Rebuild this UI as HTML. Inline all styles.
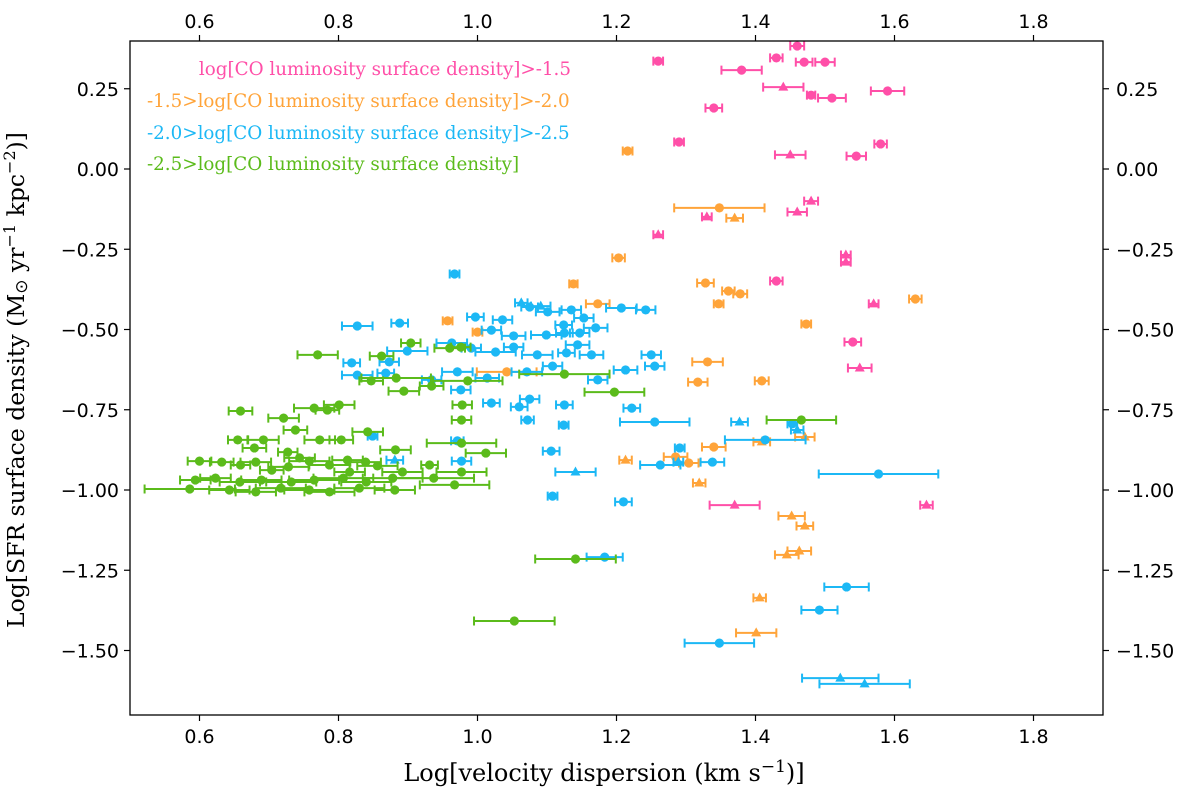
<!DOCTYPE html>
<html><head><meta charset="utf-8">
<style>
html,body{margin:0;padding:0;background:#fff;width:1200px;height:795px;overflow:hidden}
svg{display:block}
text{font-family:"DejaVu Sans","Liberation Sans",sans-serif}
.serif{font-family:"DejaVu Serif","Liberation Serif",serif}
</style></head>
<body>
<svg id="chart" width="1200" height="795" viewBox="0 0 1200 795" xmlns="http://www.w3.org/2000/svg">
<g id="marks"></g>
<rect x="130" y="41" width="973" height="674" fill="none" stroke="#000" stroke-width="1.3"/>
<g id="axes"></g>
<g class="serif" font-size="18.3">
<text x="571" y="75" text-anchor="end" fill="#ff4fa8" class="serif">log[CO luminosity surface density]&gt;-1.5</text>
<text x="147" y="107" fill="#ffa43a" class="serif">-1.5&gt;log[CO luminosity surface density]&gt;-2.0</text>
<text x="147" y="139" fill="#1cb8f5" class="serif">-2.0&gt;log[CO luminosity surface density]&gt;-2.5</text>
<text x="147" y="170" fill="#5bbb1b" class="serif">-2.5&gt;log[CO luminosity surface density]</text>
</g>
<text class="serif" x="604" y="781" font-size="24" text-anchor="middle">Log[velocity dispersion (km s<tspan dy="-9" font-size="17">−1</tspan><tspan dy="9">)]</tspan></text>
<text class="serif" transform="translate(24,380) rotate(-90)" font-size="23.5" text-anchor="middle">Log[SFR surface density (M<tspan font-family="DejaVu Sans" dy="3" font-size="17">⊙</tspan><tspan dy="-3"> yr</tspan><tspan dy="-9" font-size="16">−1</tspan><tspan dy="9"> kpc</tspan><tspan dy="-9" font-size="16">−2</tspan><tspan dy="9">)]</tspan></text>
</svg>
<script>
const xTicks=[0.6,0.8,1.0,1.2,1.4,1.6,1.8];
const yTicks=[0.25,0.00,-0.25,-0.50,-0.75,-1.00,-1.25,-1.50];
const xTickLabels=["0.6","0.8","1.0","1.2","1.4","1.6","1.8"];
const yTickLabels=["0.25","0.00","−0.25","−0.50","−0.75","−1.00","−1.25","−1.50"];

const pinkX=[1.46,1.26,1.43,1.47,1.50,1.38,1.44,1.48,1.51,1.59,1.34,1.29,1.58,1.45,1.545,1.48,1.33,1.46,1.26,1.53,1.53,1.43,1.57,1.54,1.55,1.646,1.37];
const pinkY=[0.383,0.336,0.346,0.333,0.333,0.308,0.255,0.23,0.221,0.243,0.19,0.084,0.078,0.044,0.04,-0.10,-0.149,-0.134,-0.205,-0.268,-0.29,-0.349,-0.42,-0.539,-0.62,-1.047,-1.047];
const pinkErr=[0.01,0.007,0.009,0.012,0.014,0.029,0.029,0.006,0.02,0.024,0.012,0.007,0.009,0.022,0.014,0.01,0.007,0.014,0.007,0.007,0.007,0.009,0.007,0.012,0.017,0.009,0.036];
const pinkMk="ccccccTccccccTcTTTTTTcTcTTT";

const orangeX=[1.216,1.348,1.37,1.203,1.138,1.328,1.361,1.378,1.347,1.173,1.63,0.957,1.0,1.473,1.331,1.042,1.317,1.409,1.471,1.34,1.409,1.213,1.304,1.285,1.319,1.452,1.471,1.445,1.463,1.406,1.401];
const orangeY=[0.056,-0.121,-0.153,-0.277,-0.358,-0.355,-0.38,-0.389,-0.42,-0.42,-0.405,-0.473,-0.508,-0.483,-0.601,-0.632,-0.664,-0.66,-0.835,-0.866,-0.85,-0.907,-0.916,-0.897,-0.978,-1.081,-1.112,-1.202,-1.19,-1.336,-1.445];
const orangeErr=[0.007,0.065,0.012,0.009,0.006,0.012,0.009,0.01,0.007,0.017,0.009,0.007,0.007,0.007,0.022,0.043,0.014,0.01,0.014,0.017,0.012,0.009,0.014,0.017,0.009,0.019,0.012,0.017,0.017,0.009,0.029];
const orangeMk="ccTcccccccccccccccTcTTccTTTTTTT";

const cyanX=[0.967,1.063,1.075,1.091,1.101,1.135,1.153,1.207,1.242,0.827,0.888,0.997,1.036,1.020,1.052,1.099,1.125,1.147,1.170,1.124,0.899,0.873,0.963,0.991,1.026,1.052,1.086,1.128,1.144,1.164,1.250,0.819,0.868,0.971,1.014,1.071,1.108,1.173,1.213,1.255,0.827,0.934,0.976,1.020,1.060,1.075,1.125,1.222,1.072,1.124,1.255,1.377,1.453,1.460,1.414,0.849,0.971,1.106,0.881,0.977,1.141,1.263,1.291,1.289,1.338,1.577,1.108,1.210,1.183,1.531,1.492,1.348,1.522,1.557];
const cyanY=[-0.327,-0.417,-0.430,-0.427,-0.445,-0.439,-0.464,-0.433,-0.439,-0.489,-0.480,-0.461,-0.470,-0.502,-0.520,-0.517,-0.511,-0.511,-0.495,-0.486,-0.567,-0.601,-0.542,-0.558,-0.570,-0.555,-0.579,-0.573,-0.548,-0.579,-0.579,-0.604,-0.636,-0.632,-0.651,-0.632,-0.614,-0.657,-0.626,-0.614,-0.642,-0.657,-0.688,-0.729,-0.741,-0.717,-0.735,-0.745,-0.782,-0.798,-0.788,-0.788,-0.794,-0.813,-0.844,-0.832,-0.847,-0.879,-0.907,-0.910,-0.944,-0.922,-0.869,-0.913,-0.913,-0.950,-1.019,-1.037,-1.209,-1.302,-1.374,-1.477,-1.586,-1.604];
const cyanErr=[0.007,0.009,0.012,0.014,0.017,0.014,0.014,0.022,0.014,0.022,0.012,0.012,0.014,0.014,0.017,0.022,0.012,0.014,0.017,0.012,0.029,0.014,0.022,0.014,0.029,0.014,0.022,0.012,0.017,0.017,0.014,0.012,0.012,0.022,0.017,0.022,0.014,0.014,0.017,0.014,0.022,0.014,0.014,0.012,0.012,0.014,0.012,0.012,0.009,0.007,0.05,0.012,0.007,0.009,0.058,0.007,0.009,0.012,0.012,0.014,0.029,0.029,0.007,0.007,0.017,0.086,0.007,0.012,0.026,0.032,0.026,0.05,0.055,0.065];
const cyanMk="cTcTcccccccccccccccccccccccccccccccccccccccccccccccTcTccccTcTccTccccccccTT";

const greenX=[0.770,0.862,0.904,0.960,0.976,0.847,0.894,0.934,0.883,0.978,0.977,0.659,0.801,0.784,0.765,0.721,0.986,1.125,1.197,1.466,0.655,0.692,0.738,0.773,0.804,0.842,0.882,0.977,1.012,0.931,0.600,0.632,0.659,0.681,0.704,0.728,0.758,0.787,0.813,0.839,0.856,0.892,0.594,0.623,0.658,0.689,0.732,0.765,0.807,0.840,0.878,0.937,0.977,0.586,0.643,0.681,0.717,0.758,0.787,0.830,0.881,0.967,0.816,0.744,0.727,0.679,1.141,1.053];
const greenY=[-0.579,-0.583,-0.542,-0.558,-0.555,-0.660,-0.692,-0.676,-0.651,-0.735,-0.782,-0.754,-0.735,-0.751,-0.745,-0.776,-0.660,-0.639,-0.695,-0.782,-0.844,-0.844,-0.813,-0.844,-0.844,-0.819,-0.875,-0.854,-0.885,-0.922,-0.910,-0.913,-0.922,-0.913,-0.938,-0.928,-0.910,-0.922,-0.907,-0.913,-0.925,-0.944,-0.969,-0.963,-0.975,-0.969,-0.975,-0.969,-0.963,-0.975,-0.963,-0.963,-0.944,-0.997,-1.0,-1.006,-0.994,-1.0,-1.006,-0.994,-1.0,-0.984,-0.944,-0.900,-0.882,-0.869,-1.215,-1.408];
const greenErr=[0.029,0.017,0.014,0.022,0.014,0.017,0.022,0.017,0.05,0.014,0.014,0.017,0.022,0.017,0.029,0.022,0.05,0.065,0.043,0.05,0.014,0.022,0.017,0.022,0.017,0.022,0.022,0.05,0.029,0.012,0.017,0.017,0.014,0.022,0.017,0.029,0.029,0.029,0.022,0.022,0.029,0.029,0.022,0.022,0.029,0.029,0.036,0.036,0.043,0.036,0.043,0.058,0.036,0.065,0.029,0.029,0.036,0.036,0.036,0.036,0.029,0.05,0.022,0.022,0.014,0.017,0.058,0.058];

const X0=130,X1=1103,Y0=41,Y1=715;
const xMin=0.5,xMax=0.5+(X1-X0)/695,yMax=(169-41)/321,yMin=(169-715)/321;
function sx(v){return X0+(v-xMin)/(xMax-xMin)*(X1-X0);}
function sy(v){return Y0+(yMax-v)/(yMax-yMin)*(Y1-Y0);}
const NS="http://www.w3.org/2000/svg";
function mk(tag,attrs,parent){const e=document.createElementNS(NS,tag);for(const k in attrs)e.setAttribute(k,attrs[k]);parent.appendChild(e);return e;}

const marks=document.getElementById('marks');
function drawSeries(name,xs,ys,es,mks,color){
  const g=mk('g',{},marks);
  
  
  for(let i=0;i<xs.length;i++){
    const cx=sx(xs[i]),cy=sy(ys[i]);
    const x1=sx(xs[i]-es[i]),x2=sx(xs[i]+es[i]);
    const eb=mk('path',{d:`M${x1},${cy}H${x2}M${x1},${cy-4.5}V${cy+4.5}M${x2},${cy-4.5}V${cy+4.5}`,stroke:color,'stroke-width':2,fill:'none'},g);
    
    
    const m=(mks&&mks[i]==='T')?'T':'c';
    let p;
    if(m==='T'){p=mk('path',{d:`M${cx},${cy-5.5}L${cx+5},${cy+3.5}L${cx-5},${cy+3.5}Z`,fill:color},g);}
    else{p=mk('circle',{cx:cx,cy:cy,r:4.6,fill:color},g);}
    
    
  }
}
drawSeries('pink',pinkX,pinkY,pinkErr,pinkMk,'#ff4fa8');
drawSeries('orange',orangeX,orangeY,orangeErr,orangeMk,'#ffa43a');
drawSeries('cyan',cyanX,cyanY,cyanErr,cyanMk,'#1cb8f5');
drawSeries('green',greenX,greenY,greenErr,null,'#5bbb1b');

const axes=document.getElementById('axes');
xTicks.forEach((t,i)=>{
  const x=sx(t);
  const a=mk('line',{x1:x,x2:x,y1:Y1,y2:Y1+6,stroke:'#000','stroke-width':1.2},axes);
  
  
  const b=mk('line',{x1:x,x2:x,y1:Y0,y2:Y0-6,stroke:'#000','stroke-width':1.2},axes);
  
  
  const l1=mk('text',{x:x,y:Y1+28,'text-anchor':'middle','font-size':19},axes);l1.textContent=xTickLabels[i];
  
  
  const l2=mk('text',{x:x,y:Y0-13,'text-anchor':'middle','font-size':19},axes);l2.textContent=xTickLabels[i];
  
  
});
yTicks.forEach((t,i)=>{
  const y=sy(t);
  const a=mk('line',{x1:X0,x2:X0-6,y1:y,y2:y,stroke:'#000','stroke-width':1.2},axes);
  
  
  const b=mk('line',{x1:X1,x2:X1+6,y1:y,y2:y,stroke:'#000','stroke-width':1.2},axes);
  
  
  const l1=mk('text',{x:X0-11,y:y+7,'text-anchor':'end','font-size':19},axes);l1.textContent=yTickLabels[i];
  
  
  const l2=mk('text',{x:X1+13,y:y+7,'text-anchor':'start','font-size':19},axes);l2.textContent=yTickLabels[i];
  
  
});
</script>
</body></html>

§ What is being asked: In the data above, please extract the lines from the first one through the line with "const yTickLab", exactly, and keep pictures out.

§ Output for this exercise:
Rebuild this UI as HTML. Inline all styles.
<!DOCTYPE html>
<html><head><meta charset="utf-8">
<style>
html,body{margin:0;padding:0;background:#fff;width:1200px;height:795px;overflow:hidden}
svg{display:block}
text{font-family:"DejaVu Sans","Liberation Sans",sans-serif}
.serif{font-family:"DejaVu Serif","Liberation Serif",serif}
</style></head>
<body>
<svg id="chart" width="1200" height="795" viewBox="0 0 1200 795" xmlns="http://www.w3.org/2000/svg">
<g id="marks"></g>
<rect x="130" y="41" width="973" height="674" fill="none" stroke="#000" stroke-width="1.3"/>
<g id="axes"></g>
<g class="serif" font-size="18.3">
<text x="571" y="75" text-anchor="end" fill="#ff4fa8" class="serif">log[CO luminosity surface density]&gt;-1.5</text>
<text x="147" y="107" fill="#ffa43a" class="serif">-1.5&gt;log[CO luminosity surface density]&gt;-2.0</text>
<text x="147" y="139" fill="#1cb8f5" class="serif">-2.0&gt;log[CO luminosity surface density]&gt;-2.5</text>
<text x="147" y="170" fill="#5bbb1b" class="serif">-2.5&gt;log[CO luminosity surface density]</text>
</g>
<text class="serif" x="604" y="781" font-size="24" text-anchor="middle">Log[velocity dispersion (km s<tspan dy="-9" font-size="17">−1</tspan><tspan dy="9">)]</tspan></text>
<text class="serif" transform="translate(24,380) rotate(-90)" font-size="23.5" text-anchor="middle">Log[SFR surface density (M<tspan font-family="DejaVu Sans" dy="3" font-size="17">⊙</tspan><tspan dy="-3"> yr</tspan><tspan dy="-9" font-size="16">−1</tspan><tspan dy="9"> kpc</tspan><tspan dy="-9" font-size="16">−2</tspan><tspan dy="9">)]</tspan></text>
</svg>
<script>
const xTicks=[0.6,0.8,1.0,1.2,1.4,1.6,1.8];
const yTicks=[0.25,0.00,-0.25,-0.50,-0.75,-1.00,-1.25,-1.50];
const xTickLabels=["0.6","0.8","1.0","1.2","1.4","1.6","1.8"];
const yTickLabels=["0.25","0.00","−0.25","−0.50","−0.75","−1.00","−1.25","−1.50"];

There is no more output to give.